Reading the documentation of HDF5.jl (Home · HDF5.jl) I see how it is possible to have an in-memory hdf5 file. I was wondering if;

  1. Can I update a dataset in an hdf in place?
  2. Can I save a copy of the current in-memory hdf5 file to disk?

I have a use case in which over N timesteps I have a fixed number of data points I want to save. I thought that HDF5 would be perfect for this, especially if one could do in-place.

Kind regards

You should first familiarize yourself with the upstream documentation.

The example shows you how you can obtain a Vector{UInt8} of the file image. If you write that out to disk, you can open it just like a regular HDF5 file.

This is a highly specialized operation, and I’m not sure about your specific use case. Even for a HDF5 on disk, you can update a subsection of a dataset in-place.

Before we get into a XY problem situation, could you explain what you are trying to do or optimize?

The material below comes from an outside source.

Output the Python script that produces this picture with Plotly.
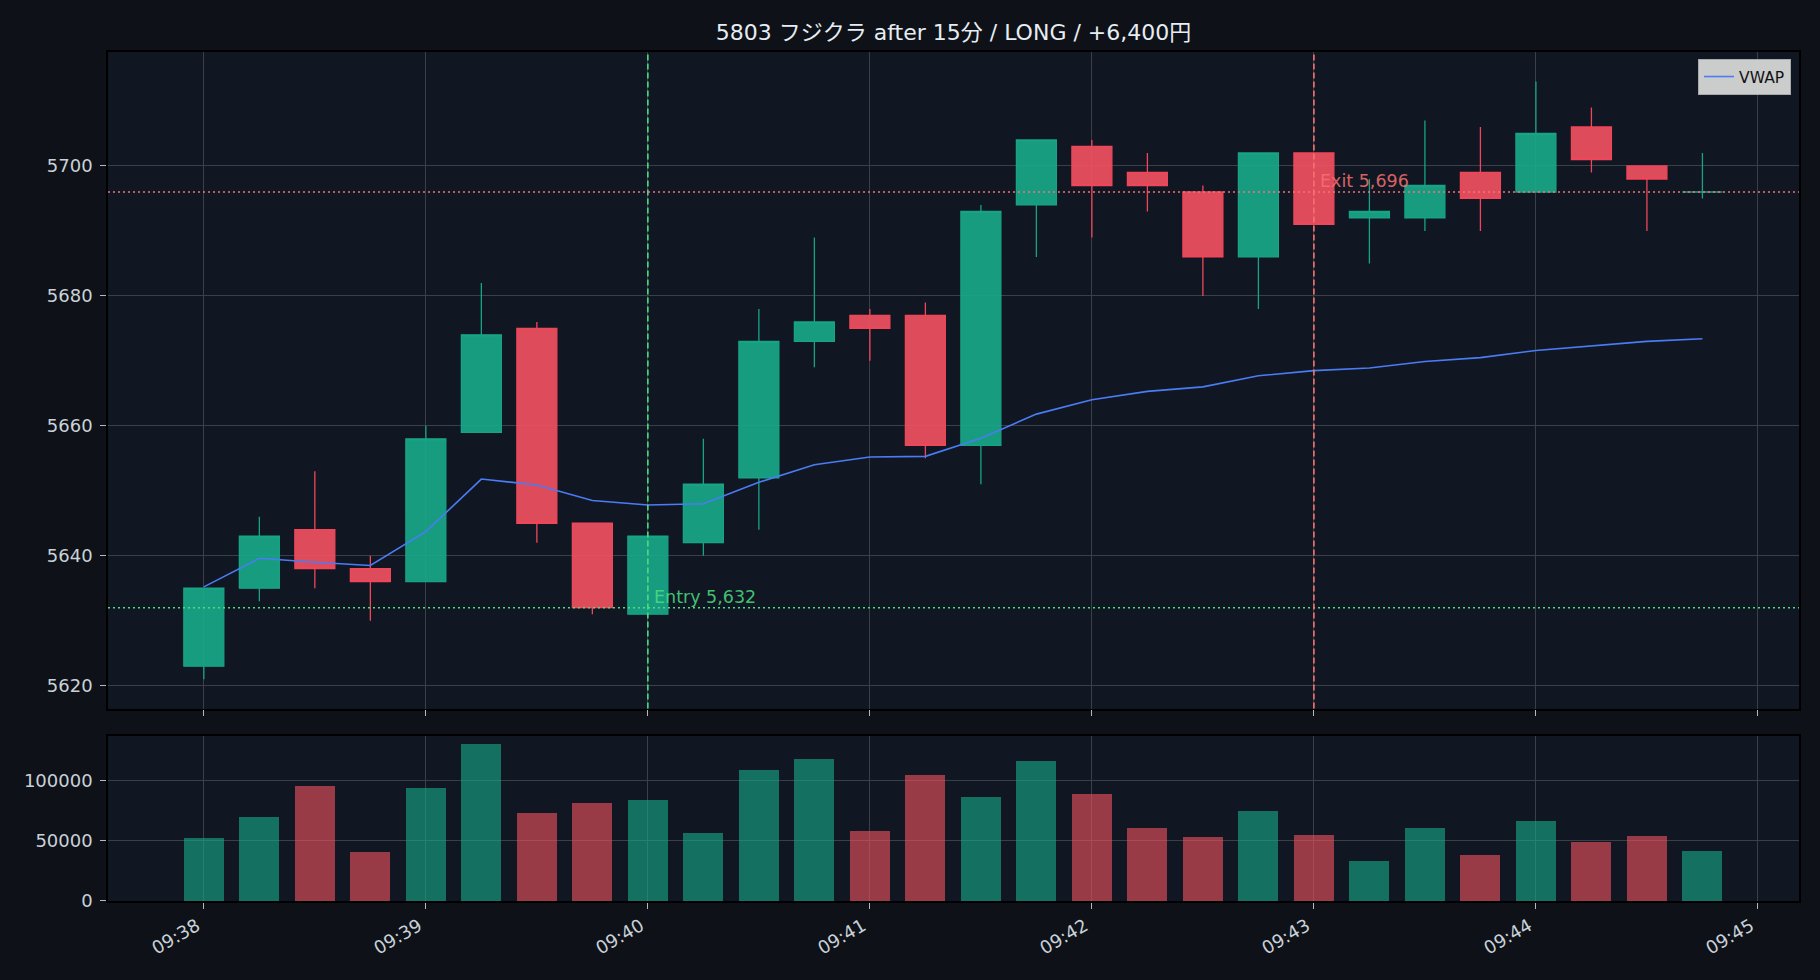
import plotly.graph_objects as go

DAY = "2024-01-01 "
times = ["09:38:00", "09:38:15", "09:38:30", "09:38:45",
         "09:39:00", "09:39:15", "09:39:30", "09:39:45",
         "09:40:00", "09:40:15", "09:40:30", "09:40:45",
         "09:41:00", "09:41:15", "09:41:30", "09:41:45",
         "09:42:00", "09:42:15", "09:42:30", "09:42:45",
         "09:43:00", "09:43:15", "09:43:30", "09:43:45",
         "09:44:00", "09:44:15", "09:44:30", "09:44:45"]
opens = [5623, 5635, 5644, 5638, 5636, 5659, 5675, 5645, 5631, 5642, 5652, 5673, 5677, 5677,
         5657, 5694, 5703, 5699, 5696, 5686, 5702, 5692, 5692, 5699, 5696, 5706, 5700, 5696]
highs = [5635, 5646, 5653, 5640, 5660, 5682, 5676, 5645, 5643, 5658, 5678, 5689, 5678, 5679,
         5694, 5704, 5704, 5702, 5697, 5702, 5702, 5698, 5707, 5706, 5713, 5709, 5700, 5702]
lows = [5621, 5633, 5635, 5630, 5636, 5659, 5642, 5631, 5631, 5640, 5644, 5669, 5670, 5655,
        5651, 5686, 5689, 5693, 5680, 5678, 5691, 5685, 5690, 5690, 5696, 5699, 5690, 5695]
closes = [5635, 5643, 5638, 5636, 5658, 5674, 5645, 5632, 5643, 5651, 5673, 5676, 5675, 5657,
          5693, 5704, 5697, 5697, 5686, 5702, 5691, 5693, 5697, 5695, 5705, 5701, 5698, 5696]
vwap = [5635.2, 5639.6, 5639.0, 5638.5, 5643.7, 5651.8, 5650.9, 5648.5, 5647.8, 5648.0,
        5651.3, 5654.0, 5655.2, 5655.3, 5658.1, 5661.8, 5664.0, 5665.3, 5666.0, 5667.7,
        5668.5, 5668.9, 5669.9, 5670.5, 5671.6, 5672.3, 5673.0, 5673.4]
volumes = [52900, 70600, 95800, 41200, 94100, 131100, 73900, 81500, 84000, 57100,
           109200, 118500, 58800, 105000, 86600, 116800, 89100, 61300, 53800, 75600,
           55500, 33600, 61300, 38700, 67200, 49600, 54600, 42000]

entry_time = "09:40:00"
exit_time = "09:43:00"
entry_price = 5632
exit_price = 5696
title_text = "5803 フジクラ after 15分 / LONG / +6,400円"
xtick_labels = ["09:38", "09:39", "09:40", "09:41", "09:42", "09:43", "09:44", "09:45"]

FONT = "DejaVu Sans, Noto Sans CJK JP, sans-serif"
GREEN_LINE = "#17a386"
GREEN_FILL = "rgba(24,171,139,0.9)"
RED_LINE = "#ef4659"
RED_FILL = "rgba(245,81,96,0.9)"
GREEN_VOL = "rgba(24,171,139,0.6)"
RED_VOL = "rgba(245,81,96,0.6)"
ENTRY_C = "#4ade80"
EXIT_C = "#f87171"
GRID = "#3b3f48"
TICK_TXT = "#c9d1d9"

xs = [DAY + t for t in times]
up = [c >= o for o, c in zip(opens, closes)]

fig = go.Figure()

for is_up, line_c, fill_c in [(True, GREEN_LINE, GREEN_FILL), (False, RED_LINE, RED_FILL)]:
    idx = [i for i in range(len(xs)) if up[i] == is_up]
    style = dict(line=dict(color=line_c, width=1.3), fillcolor=fill_c)
    fig.add_trace(go.Candlestick(
        x=[xs[i] for i in idx], open=[opens[i] for i in idx], high=[highs[i] for i in idx],
        low=[lows[i] for i in idx], close=[closes[i] for i in idx],
        increasing=style, decreasing=style, whiskerwidth=0,
        showlegend=False, hoverinfo="skip", xaxis="x", yaxis="y"))

fig.add_trace(go.Scatter(x=xs, y=vwap, mode="lines", name="VWAP",
                         line=dict(color="#4a7cf5", width=1.6), xaxis="x", yaxis="y"))

fig.add_trace(go.Bar(x=xs, y=volumes, width=10800,
                     marker=dict(color=[GREEN_VOL if u else RED_VOL for u in up], line=dict(width=0)),
                     showlegend=False, xaxis="x2", yaxis="y2"))

# entry / exit lines
for t, p, col, label in [(entry_time, entry_price, ENTRY_C, "Entry"), (exit_time, exit_price, EXIT_C, "Exit")]:
    fig.add_shape(type="line", xref="x", yref="y domain", x0=DAY + t, x1=DAY + t, y0=0, y1=1,
                  line=dict(color=col, width=1.6, dash="6px,3px"))
    fig.add_shape(type="line", xref="x domain", yref="y", x0=0, x1=1, y0=p, y1=p,
                  line=dict(color=col, width=1.5, dash="2px,3px"))
    fig.add_annotation(x=DAY + t, y=p, xref="x", yref="y", text=f"{label} {p:,}",
                       showarrow=False, xanchor="left", yanchor="bottom", xshift=4, yshift=-1,
                       font=dict(family=FONT, size=17.5, color=col), opacity=0.85)

axis_common = dict(showgrid=True, gridcolor=GRID, gridwidth=1, zeroline=False,
                   showline=True, mirror=True, linecolor="#000000", linewidth=1.5,
                   ticks="outside", ticklen=6, tickwidth=1.2, tickcolor="#b8b8b8",
                   tickfont=dict(family=FONT, size=18, color=TICK_TXT))

xrange = [DAY + "09:37:34.1", DAY + "09:45:11.1"]
tickvals = [DAY + t + ":00" for t in xtick_labels]

fig.update_layout(
    width=1820, height=980,
    paper_bgcolor="#0e1117", plot_bgcolor="#111722",
    margin=dict(l=108, r=21, t=52, b=79),
    font=dict(family=FONT, color=TICK_TXT),
    title=dict(text=title_text, x=(0.5 * (108 + 1799)) / 1820, xanchor="center",
               y=1 - 32.7 / 980, yanchor="middle",
               font=dict(family=FONT, size=22, color="#e6edf3")),
    boxgap=0.28,
    boxgroupgap=0,
    bargap=0,
    showlegend=True,
    legend=dict(x=0.9953, y=0.9918, xanchor="right", yanchor="top",
                bgcolor="rgba(214,214,214,0.95)", bordercolor="#a8a8a8", borderwidth=1,
                font=dict(family=FONT, size=15.5, color="#111111"), itemwidth=30),
    xaxis=dict(domain=[0, 1], anchor="y", range=xrange, tickvals=tickvals, ticktext=xtick_labels,
               showticklabels=False, rangeslider=dict(visible=False), **axis_common),
    yaxis=dict(domain=[0.2266, 1], anchor="x", range=[5616.46, 5717.55], tick0=5620, dtick=20,
               ticklabelstandoff=4, **axis_common),
    xaxis2=dict(domain=[0, 1], anchor="y2", range=xrange, tickvals=tickvals, ticktext=xtick_labels,
                tickangle=-30, ticklabelshift=-7, **axis_common),
    yaxis2=dict(domain=[0, 0.1947], anchor="x2", range=[0, 137700], tick0=0, dtick=50000,
                tickformat="d", ticklabelstandoff=4, **axis_common),
)

fig.write_html("out.html")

What I want do in reality is saving datafiles at each output of my simulation. In my case since I know the number of data points before hand and that it never changes, I thought I could “preallocate” a HDF5 in memory, efficiently overwrite it in place, make a copy and save to disk. I thought by doing so that I could get an extra speed up / reduce allocations.

Kind regards

I found that a simple solution for fast file writing using HDF5.jl, without resorting to the complexity above, is to save all data into one single file. In pseudo-code:

function SaveHDF5!(fid::HDF5.File, group_name, variable_names, args...)
    create_group(fid, group_name)
    if !isnothing(args)
        for i in eachindex(args)
            arg           = args[i]
            var_name          = variable_names[i]
            fid[group_name][var_name] = arg

Where I pass in a consistent file id, update the group name and the variable input as needed. This would give me the following timings:

The reason for writing to one file is that surprisingly, atleast on Windows, close the HDF5.File is actually a bottle neck.

All in all, I am pretty pleased, writing to HDF5 in this way is about 10x faster than writing to individual .vtp files as I did in the past.

Just sharing my findings here, perhaps someone can benefit in the future.